Moreover, Iran wants to retain Hezbollah as a potential instrument against
other Arab regimes. The Iranian leadership wants to continue to demonstrate
Shi'a friendship with the Palestinians since this propaganda weapon assists
Iran's search for a prominent role in the Middle East region.
Conclusion
Regional factors play a fundamental role in the Israel-Lebanon crisis.
Lebanon and the Palestinians are pawns in a regional balance of power
game. Iran and Syria are the external powers most involved in the crisis.

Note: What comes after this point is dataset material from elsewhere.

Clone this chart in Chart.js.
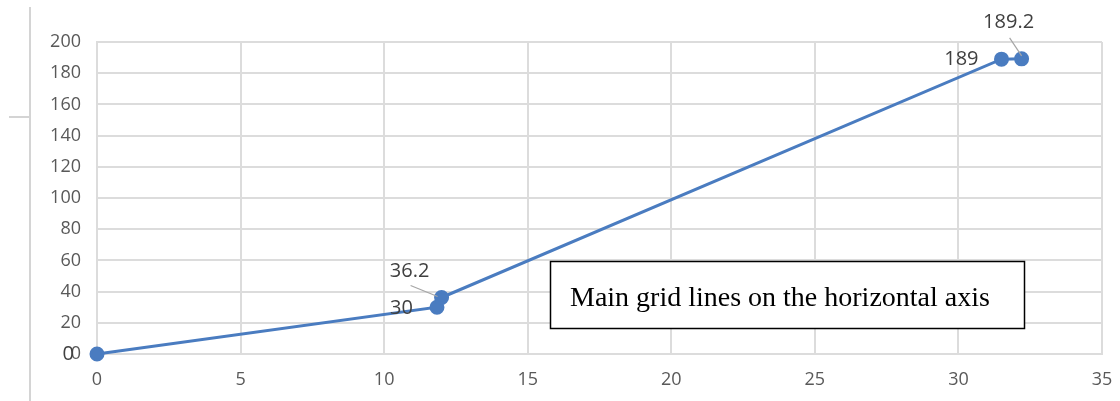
<!DOCTYPE html>
<html>
<head>
<meta charset="utf-8">
<script src="https://cdn.jsdelivr.net/npm/chart.js@4"></script>
<style>
html,body{margin:0;padding:0;background:#fff;}
#wrap{position:relative;width:1120px;height:401px;}
</style>
</head>
<body>
<div id="wrap"><canvas id="c" width="1120" height="401"></canvas></div>
<script>
const xValues = [0, 11.84, 12.0, 31.5, 32.2];
const yValues = [0, 30, 36.2, 189, 189.2];
const pointLabels = ["0", "30", "36.2", "189", "189.2"];
const xTicks = [0, 5, 10, 15, 20, 25, 30, 35];
const yTicks = [0, 20, 40, 60, 80, 100, 120, 140, 160, 180, 200];
const noteText = "Main grid lines on the horizontal axis";

const lineColor = "#4a7cc0";
const gridColor = "#dcdcdc";

const labelPlace = [
  {dx: -23, dy: 0, align: "right"},
  {dx: -24, dy: 1, align: "right"},
  {dx: -32, dy: -26, align: "center", leader: [-31, -12, -4, -1]},
  {dx: -23, dy: 0, align: "right"},
  {dx: -13, dy: -37, align: "center", leader: [-12, -21, 0, -3]}
];

const deco = {
  id: "deco",
  beforeDraw(chart) {
    const ctx = chart.ctx;
    ctx.save();
    ctx.fillStyle = "#fff";
    ctx.fillRect(0, 0, chart.width, chart.height);
    ctx.restore();
  },
  afterDraw(chart) {
    const ctx = chart.ctx;
    const xs = chart.scales.x, ys = chart.scales.y;
    ctx.save();
    ctx.strokeStyle = "#d4d4d4";
    ctx.lineWidth = 2;
    ctx.beginPath();
    ctx.moveTo(30, 7); ctx.lineTo(30, 401);
    ctx.moveTo(9, 117); ctx.lineTo(30, 117);
    ctx.stroke();

    ctx.font = "20px 'Open Sans'";
    ctx.fillStyle = "#404040";
    ctx.textBaseline = "middle";
    for (let i = 0; i < xValues.length; i++) {
      const px = xs.getPixelForValue(xValues[i]);
      const py = ys.getPixelForValue(yValues[i]);
      const p = labelPlace[i];
      ctx.textAlign = p.align;
      ctx.fillText(pointLabels[i], px + p.dx, py + p.dy);
      if (p.leader) {
        ctx.strokeStyle = "#a6a6a6";
        ctx.lineWidth = 1.2;
        ctx.beginPath();
        ctx.moveTo(px + p.leader[0], py + p.leader[1]);
        ctx.lineTo(px + p.leader[2], py + p.leader[3]);
        ctx.stroke();
      }
    }

    ctx.fillStyle = "#fff";
    ctx.fillRect(550, 261, 475, 68);
    ctx.strokeStyle = "#000";
    ctx.lineWidth = 1.5;
    ctx.strokeRect(550.5, 261.5, 474, 67);
    ctx.fillStyle = "#000";
    ctx.font = "28px 'Liberation Serif'";
    ctx.textAlign = "left";
    ctx.textBaseline = "alphabetic";
    ctx.fillText(noteText, 570, 306);
    ctx.restore();
  }
};

new Chart(document.getElementById("c"), {
  type: "scatter",
  data: {
    datasets: [{
      data: xValues.map((x, i) => ({x: x, y: yValues[i]})),
      showLine: true,
      clip: false,
      borderColor: lineColor,
      backgroundColor: lineColor,
      borderWidth: 3,
      pointRadius: 6,
      pointHoverRadius: 6,
      tension: 0
    }]
  },
  options: {
    responsive: false,
    animation: false,
    events: [],
    layout: {autoPadding: false, padding: {left: 0, right: 18, top: 42, bottom: 0}},
    plugins: {legend: {display: false}, tooltip: {enabled: false}},
    scales: {
      x: {
        type: "linear",
        min: 0, max: 35,
        afterBuildTicks(scale) { scale.ticks = xTicks.map(v => ({value: v})); },
        afterFit(scale) { scale.height = 47; scale.paddingRight = 0; scale.paddingLeft = 0; },
        grid: {color: gridColor, lineWidth: 2, drawTicks: false},
        border: {color: gridColor, width: 2},
        ticks: {color: "#595959", font: {family: "Open Sans", size: 18}, padding: 15, maxRotation: 0}
      },
      y: {
        min: 0, max: 200,
        afterBuildTicks(scale) { scale.ticks = yTicks.map(v => ({value: v})); },
        afterFit(scale) { scale.width = 97; scale.paddingTop = 0; scale.paddingBottom = 0; },
        grid: {color: gridColor, lineWidth: 2, drawTicks: false},
        border: {color: gridColor, width: 2},
        ticks: {color: "#595959", font: {family: "Open Sans", size: 18}, padding: 16}
      }
    }
  },
  plugins: [deco]
});
</script>
</body>
</html>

Tehran strongly supports Hezbollah in order to increase its own role in
the region. It does not want peace between the Arabs and Israel and wants
to use the current crisis to avoid any sort of agreement between Israel
and the Palestinians. Using Hezbollah and Hamas' hard-line faction against
Israel, Tehran sends a clear message to Washington on what its allies
in the region are capable of. Tehran is also using the crisis to draw
attention away from its nuclear program.
Damascus, through its support of militant groups fighting Israel, wants
to deflect international pressure away from its regime. It is attempting
to foment sectarian strife in Lebanon in order to reclaim its influence
over that country. Bashar also wants to reduce Syrian internal divisions
and unify the country against an external enemy. Also, like Tehran, Damascus
does not want an agreement between Israel and the Palestinians because
it will weaken Syrian diplomatic capabilities toward Israel on future
negotiations over the Golan Heights.
Nevertheless, neither Syria nor Iran want a military conflict with Israel.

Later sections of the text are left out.